DIRECTIVE
Take the listing from its first line through the line that contains "from matplotlib.lines import Line2D" and please retype those lines exactly, leaving out the pictures.
***
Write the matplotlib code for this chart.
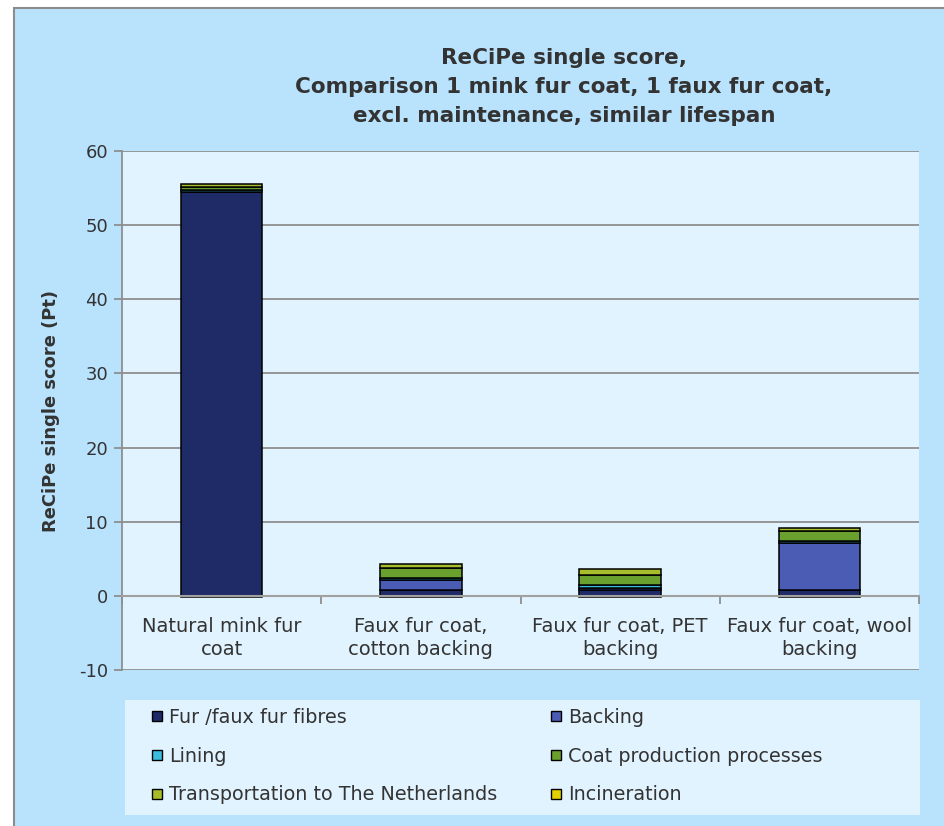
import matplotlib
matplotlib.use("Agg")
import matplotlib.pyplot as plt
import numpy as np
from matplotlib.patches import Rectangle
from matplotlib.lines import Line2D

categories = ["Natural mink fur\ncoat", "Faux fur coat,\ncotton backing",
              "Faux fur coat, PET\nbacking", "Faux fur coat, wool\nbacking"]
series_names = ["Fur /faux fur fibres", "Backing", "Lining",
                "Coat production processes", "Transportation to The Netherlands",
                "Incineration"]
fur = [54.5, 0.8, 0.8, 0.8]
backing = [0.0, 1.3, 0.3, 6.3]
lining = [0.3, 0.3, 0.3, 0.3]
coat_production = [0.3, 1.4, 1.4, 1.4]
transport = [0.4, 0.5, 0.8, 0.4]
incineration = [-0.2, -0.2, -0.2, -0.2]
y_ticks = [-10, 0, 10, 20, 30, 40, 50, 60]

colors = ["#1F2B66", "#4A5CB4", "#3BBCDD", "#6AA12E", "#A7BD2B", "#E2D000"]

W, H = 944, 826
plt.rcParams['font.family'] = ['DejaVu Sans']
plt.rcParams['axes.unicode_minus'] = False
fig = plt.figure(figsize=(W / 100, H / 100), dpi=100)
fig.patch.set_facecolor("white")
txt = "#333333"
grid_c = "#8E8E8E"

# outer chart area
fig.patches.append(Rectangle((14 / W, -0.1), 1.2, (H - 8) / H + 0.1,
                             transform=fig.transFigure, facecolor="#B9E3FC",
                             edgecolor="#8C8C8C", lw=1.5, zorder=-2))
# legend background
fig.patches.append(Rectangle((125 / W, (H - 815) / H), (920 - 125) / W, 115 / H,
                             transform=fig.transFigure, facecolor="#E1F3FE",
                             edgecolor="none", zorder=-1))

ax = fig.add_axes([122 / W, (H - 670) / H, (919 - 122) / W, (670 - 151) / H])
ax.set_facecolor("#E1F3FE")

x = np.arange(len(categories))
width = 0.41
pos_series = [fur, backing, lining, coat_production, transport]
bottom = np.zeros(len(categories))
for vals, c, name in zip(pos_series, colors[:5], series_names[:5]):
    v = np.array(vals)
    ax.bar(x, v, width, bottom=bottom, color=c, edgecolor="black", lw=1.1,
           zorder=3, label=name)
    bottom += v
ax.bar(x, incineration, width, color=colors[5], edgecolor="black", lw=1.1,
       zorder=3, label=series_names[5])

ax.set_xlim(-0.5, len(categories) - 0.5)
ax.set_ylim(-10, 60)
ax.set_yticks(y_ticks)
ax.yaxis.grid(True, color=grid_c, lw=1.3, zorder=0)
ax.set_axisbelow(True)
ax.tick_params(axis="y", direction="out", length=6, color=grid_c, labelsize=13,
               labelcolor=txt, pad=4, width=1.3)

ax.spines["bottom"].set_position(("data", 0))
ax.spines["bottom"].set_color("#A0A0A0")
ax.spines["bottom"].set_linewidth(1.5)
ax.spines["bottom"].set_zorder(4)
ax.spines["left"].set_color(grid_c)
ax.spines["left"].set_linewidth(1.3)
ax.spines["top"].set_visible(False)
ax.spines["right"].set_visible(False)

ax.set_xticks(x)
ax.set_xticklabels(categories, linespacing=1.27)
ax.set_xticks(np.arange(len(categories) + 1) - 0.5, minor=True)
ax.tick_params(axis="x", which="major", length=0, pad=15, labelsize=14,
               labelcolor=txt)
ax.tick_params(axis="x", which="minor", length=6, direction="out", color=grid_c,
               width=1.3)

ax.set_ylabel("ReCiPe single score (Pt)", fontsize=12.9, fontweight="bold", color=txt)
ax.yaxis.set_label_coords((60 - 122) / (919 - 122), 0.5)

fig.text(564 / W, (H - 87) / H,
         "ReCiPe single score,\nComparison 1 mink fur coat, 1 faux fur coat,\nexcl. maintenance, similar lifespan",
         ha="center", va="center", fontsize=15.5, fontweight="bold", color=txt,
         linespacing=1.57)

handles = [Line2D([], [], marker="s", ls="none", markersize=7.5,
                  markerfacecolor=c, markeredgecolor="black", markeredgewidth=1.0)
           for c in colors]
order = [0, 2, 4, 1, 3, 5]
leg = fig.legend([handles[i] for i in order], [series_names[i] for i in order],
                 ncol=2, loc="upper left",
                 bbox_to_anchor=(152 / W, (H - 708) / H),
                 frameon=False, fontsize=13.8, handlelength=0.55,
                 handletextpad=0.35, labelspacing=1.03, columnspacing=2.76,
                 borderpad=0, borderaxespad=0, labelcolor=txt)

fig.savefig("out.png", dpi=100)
***
RESPONSE TO THE TASK
Write the matplotlib code for this chart.
import matplotlib
matplotlib.use("Agg")
import matplotlib.pyplot as plt
import numpy as np
from matplotlib.patches import Rectangle
from matplotlib.lines import Line2D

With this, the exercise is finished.